Так Сталин свалил вину за «перегибы в ходе массовых операций» на НКВД и Ежова, причем именно за перегибы, а не за массовые репрессии. Их значение и необходимость даже не ставились под сомнение ни в этом постановлении, ни в каком-либо из последующих решений Сталина. Диктатор считал, что НКВД не была достигнута основная цель, поскольку не удалось «полностью разоблачить арестованных шпионов и диверсантов иностранных разведок и полностью вскрыть все их преступные связи». Поэтому в постановлении было особо отмечено, что «дело очистки» СССР от «шпионов, террористов и диверсантов» не окончено. По мнению Сталина, винить в этом следовало работников НКВД во главе с Ежовым, которые проводили массовые репрессии нерадиво.
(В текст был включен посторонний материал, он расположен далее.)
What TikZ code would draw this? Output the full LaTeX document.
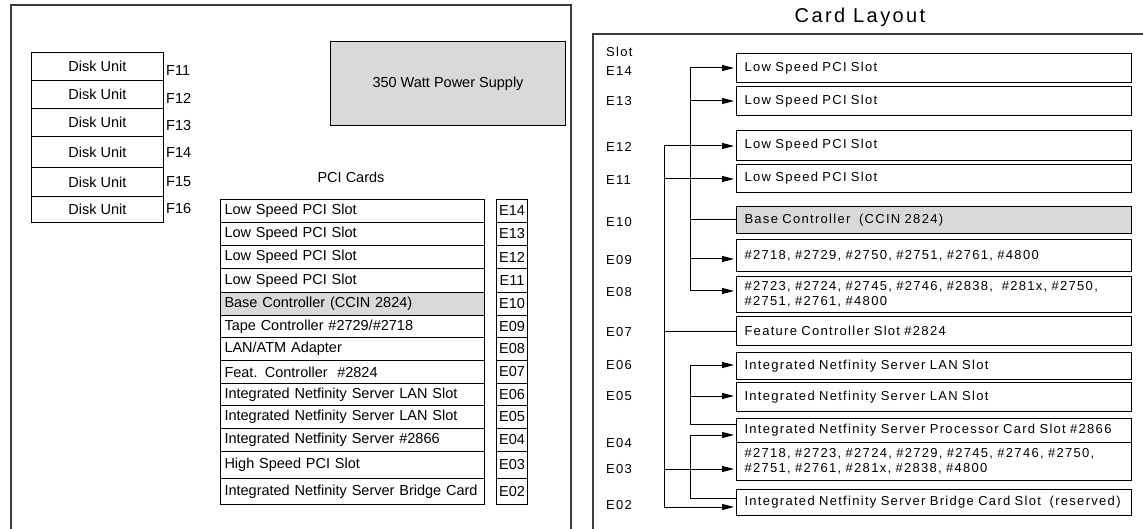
\documentclass[tikz,border=0pt]{standalone}
\usepackage{fontspec}
\setmainfont{Liberation Sans}
\newfontfamily\rfont[LetterSpace=10]{Liberation Sans}
\newfontfamily\tfont[LetterSpace=12]{Liberation Sans}
\usetikzlibrary{arrows.meta}
\definecolor{fillg}{RGB}{217,217,217}
\definecolor{framec}{RGB}{60,60,60}
\newcommand\leftfs{\fontsize{14.5}{17}\selectfont}
\newcommand\rightfs{\fontsize{13}{15}\selectfont}
\newcommand\titlefs{\fontsize{20}{23}\selectfont}
\tikzset{
  frame/.style={draw=framec, line width=1.4pt},
  box/.style={draw, line width=1pt, anchor=north west, inner ysep=0pt},
  disk/.style={box, minimum width=132pt, align=center, font=\leftfs},
  flab/.style={anchor=west, inner sep=0pt, font=\leftfs},
  lrow/.style={box, minimum width=264pt, text width=256pt, inner xsep=4pt, align=left, font=\leftfs},
  ebox/.style={box, minimum width=31pt, inner xsep=0pt, font=\leftfs},
  slab/.style={anchor=west, inner sep=0pt, font=\rfont\rightfs},
  rbox/.style={box, minimum width=395pt, text width=379pt, inner xsep=8pt, align=left, font=\rfont\rightfs},
  conn/.style={line width=1pt},
  arr/.style={line width=1pt, -{Triangle[length=12pt,width=6pt]}, shorten >=2pt}
}
\begin{document}
\begin{tikzpicture}[x=1pt,y=-1pt]
\useasboundingbox (0,0) rectangle (1143,529);
% ---------- left panel ----------
\draw[frame] (11,529) -- (11,5) -- (571,5) -- (571,529);
\node[disk, minimum height=28pt] (d1) at (31,52) {Disk Unit};
\node[disk, minimum height=28pt] (d2) at (31,80) {Disk Unit};
\node[disk, minimum height=28pt] (d3) at (31,108) {Disk Unit};
\node[disk, minimum height=31pt] (d4) at (31,136) {Disk Unit};
\node[disk, minimum height=29pt] (d5) at (31,167) {Disk Unit};
\node[disk, minimum height=26pt] (d6) at (31,196) {Disk Unit};
\node[flab] (f1) at (166,71) {F11};
\node[flab] (f2) at (166,98) {F12};
\node[flab] (f3) at (166,126) {F13};
\node[flab] (f4) at (166,153) {F14};
\node[flab] (f5) at (166,182) {F15};
\node[flab] (f6) at (166,209) {F16};
\node[box, fill=fillg, minimum width=235pt, minimum height=84pt, font=\leftfs] (ps) at (330,41) {350 Watt Power Supply};
\node[font=\leftfs] (pcit) at (351,177) {PCI Cards};
\node[lrow, minimum height=23pt] (p14) at (220,199) {Low Speed PCI Slot};
\node[lrow, minimum height=23pt] (p13) at (220,222) {Low Speed PCI Slot};
\node[lrow, minimum height=23pt] (p12) at (220,245) {Low Speed PCI Slot};
\node[lrow, minimum height=24pt] (p11) at (220,268) {Low Speed PCI Slot};
\node[lrow, minimum height=23pt, fill=fillg] (p10) at (220,292) {Base Controller (CCIN 2824)};
\node[lrow, minimum height=22pt] (p09) at (220,315) {Tape Controller \#2729/\#2718};
\node[lrow, minimum height=23pt] (p08) at (220,337) {LAN/ATM Adapter};
\node[lrow, minimum height=23pt] (p07) at (220,360) {Feat. Controller\ \ \#2824};
\node[lrow, minimum height=22pt] (p06) at (220,383) {Integrated Netfinity Server LAN Slot};
\node[lrow, minimum height=23pt] (p05) at (220,405) {Integrated Netfinity Server LAN Slot};
\node[lrow, minimum height=23pt] (p04) at (220,428) {Integrated Netfinity Server \#2866};
\node[lrow, minimum height=27pt] (p03) at (220,451) {High Speed PCI Slot};
\node[lrow, minimum height=26pt] (p02) at (220,478) {Integrated Netfinity Server Bridge Card};
\node[ebox, minimum height=23pt] (e14) at (496,199) {E14};
\node[ebox, minimum height=23pt] (e13) at (496,222) {E13};
\node[ebox, minimum height=23pt] (e12) at (496,245) {E12};
\node[ebox, minimum height=24pt] (e11) at (496,268) {E11};
\node[ebox, minimum height=23pt] (e10) at (496,292) {E10};
\node[ebox, minimum height=22pt] (e09) at (496,315) {E09};
\node[ebox, minimum height=23pt] (e08) at (496,337) {E08};
\node[ebox, minimum height=23pt] (e07) at (496,360) {E07};
\node[ebox, minimum height=22pt] (e06) at (496,383) {E06};
\node[ebox, minimum height=23pt] (e05) at (496,405) {E05};
\node[ebox, minimum height=23pt] (e04) at (496,428) {E04};
\node[ebox, minimum height=27pt] (e03) at (496,451) {E03};
\node[ebox, minimum height=26pt] (e02) at (496,478) {E02};
% ---------- right panel ----------
\node[font=\tfont\titlefs] (title) at (860,17) {Card Layout};
\draw[frame] (593,529) -- (593,34) -- (1143,34);
\node[slab] (sl) at (606,52) {Slot};
\node[slab] (s14) at (606,71) {E14};
\node[slab] (s13) at (606,101) {E13};
\node[slab] (s12) at (606,147) {E12};
\node[slab] (s11) at (606,180) {E11};
\node[slab] (s10) at (606,222) {E10};
\node[slab] (s09) at (606,260) {E09};
\node[slab] (s08) at (606,292) {E08};
\node[slab] (s07) at (606,332) {E07};
\node[slab] (s06) at (606,365) {E06};
\node[slab] (s05) at (606,396) {E05};
\node[slab] (s04) at (606,443) {E04};
\node[slab] (s03) at (606,469) {E03};
\node[slab] (s02) at (606,505) {E02};
\node[rbox, minimum height=29pt] (r14) at (736,53) {Low Speed PCI Slot};
\node[rbox, minimum height=29pt] (r13) at (736,86) {Low Speed PCI Slot};
\node[rbox, minimum height=30pt] (r12) at (736,130) {Low Speed PCI Slot};
\node[rbox, minimum height=28pt] (r11) at (736,164) {Low Speed PCI Slot};
\node[rbox, minimum height=27pt, fill=fillg] (r10) at (736,206) {Base Controller\ \ (CCIN 2824)};
\node[rbox, minimum height=32pt] (r09) at (736,239) {\#2718, \#2729, \#2750, \#2751, \#2761, \#4800};
\node[rbox, minimum height=36pt] (r08) at (736,276) {\#2723, \#2724, \#2745, \#2746, \#2838,\ \ \#281x, \#2750,\\\#2751, \#2761, \#4800};
\node[rbox, minimum height=29pt] (r07) at (736,316) {Feature Controller Slot \#2824};
\node[rbox, minimum height=27pt] (r06) at (736,352) {Integrated Netfinity Server LAN Slot};
\node[rbox, minimum height=29pt] (r05) at (736,382) {Integrated Netfinity Server LAN Slot};
\node[rbox, minimum height=24pt] (rpt) at (736,418) {Integrated Netfinity Server Processor Card Slot \#2866};
\node[rbox, minimum height=38pt] (rpb) at (736,442) {\#2718, \#2723, \#2724, \#2729, \#2745, \#2746, \#2750,\\\#2751, \#2761, \#281x, \#2838, \#4800};
\node[rbox, minimum height=26pt] (rbr) at (736,489) {Integrated Netfinity Server Bridge Card Slot\ \ (reserved)};
% connectors: upper group
\coordinate (a14) at (690,68);
\coordinate (a13) at (690,101);
\coordinate (a10) at (690,220);
\coordinate (a09) at (690,259);
\coordinate (a08) at (690,291);
\draw[conn] (a14) -- (a08);
\draw[arr] (a14) -- (a14 -| r14.west);
\draw[arr] (a13) -- (a13 -| r13.west);
\draw[conn] (a10) -- (a10 -| r10.west);
\draw[arr] (a09) -- (a09 -| r09.west);
\draw[arr] (a08) -- (a08 -| r08.west);
% long left bus
\coordinate (b12) at (664,146);
\coordinate (b11) at (664,179);
\coordinate (b07) at (664,331);
\coordinate (b03) at (664,469);
\coordinate (b02) at (664,507);
\draw[conn] (b12) -- (b02);
\draw[arr] (b12) -- (b12 -| r12.west);
\draw[arr] (b11) -- (b11 -| r11.west);
\draw[conn] (b07) -- (b07 -| r07.west);
\draw[arr] (b03) -- (b03 -| rpb.west);
\draw[arr] (b02) -- (b02 -| rbr.west);
% LAN group
\coordinate (c06) at (690,365);
\coordinate (c05) at (690,396);
\coordinate (c04) at (690,424);
\draw[conn] (c06) -- (c04);
\draw[arr] (c06) -- (c06 -| r06.west);
\draw[arr] (c05) -- (c05 -| r05.west);
\draw[conn] (c04) -- (c04 -| rpt.west);
% bridge group
\coordinate (g04) at (690,435);
\coordinate (g02) at (690,498);
\draw[conn] (g04) -- (g02);
\draw[arr] (g04) -- (g04 -| rpt.west);
\draw[conn] (g02) -- (g02 -| rbr.west);
\end{tikzpicture}
\end{document}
19 ноября 1938-го Политбюро обсудило донос на Ежова начальника Управления НКВД Ивановской области Журавлева, обвинившего «железного наркома» в «смазывании дел по шпионажу среди сотрудников НКВД». 24 ноября Ежова уволили из НКВД с щадящей формулировкой – «по состоянию здоровья». Сообщения о его смещении с чекистского Олимпа появились в печати только 8 декабря. Он еще оставался наркомом водного транспорта. 14 января 1939 года в ведомственной газете «Водный транспорт» сообщалось о его выступлении на заключительном заседании Всесоюзного совещания актива работников речного флота.
Ежов, конечно, осознавал, что ему уготовлено – 31 марта было принято постановление СНК СССР № 411 «О неудовлетворительной готовности Наркомвода к навигации 1939 года». 10 апреля его арестовали, а 4 февраля 1940-го расстреляли. В своем падении он потянул на тот свет многих своих приближенных, включая начальника Омского УНКВД Валухина, ставшего к тому времени первым секретарем Свердловского обкома ВКП(б).
Страна ничего не знала о судьбе всемогущего «батыра Ежова». В печати и но радио об его аресте и казни ничего не сообщалось. Однако внимательный читатель мог отметить, что стадион «Динамо» имени Ежова в Киеве теперь упоминался просто как стадион «Динамо». Город Ежово-Черкесск стал только Черкесском. Пароход «Николай Ежов» в одночасье превратился в «Феликса Дзержинского».